Las palabras formaron un silencio en la cabeza del español. Sus manos se enfriaron y perdió el control sobre ellas. Sin esperarlo, sintió una presencia humana. Un hombre le golpeó en el hombro. Todo sucedió a cámara rápida. Seimandi se giraba y entraba en su vagón. El extraño, de piel tostada, apartó a Don de un empujón en la puerta y el arquitecto comprobó que llevaba una pistola en la cintura.

Por un instante, dudó en detenerlo. Todavía estaba a tiempo, pero no lo hizo. El individuo abrió la puerta del vagón del libio, sacó un arma de su cintura y le propinó tres disparos por la espalda. Se escucharon gritos de horror a la vez que la puerta del vagón se abría. Más disparos procedían del interior. Don se incorporó y abandonó el tren antes de que las balas cayeran sobre él.

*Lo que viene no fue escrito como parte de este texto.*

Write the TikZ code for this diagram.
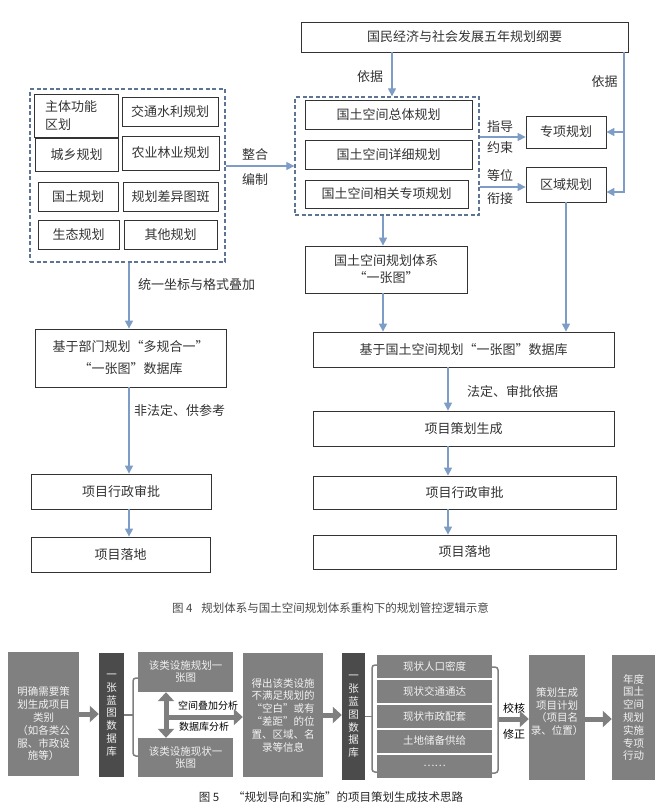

De pronto, las alarmas se dispararon, los viajeros salían despavoridos en una estampida de caos y confusión. Los agentes de policía corrían en dirección opuesta a la del arquitecto y un fuerte soplo de aire golpeaba en la cara del arquitecto. Tranquilo, con paso relajado y firme, miraba al frente completamente vacío, entre expresiones de horror, maletas abandonadas y decenas de policías que corrían como galgos hacia el vagón que quedaba ya a sus espaldas. Por primera vez, aceptó que por mucho que se esforzara, sería un infeliz para siempre.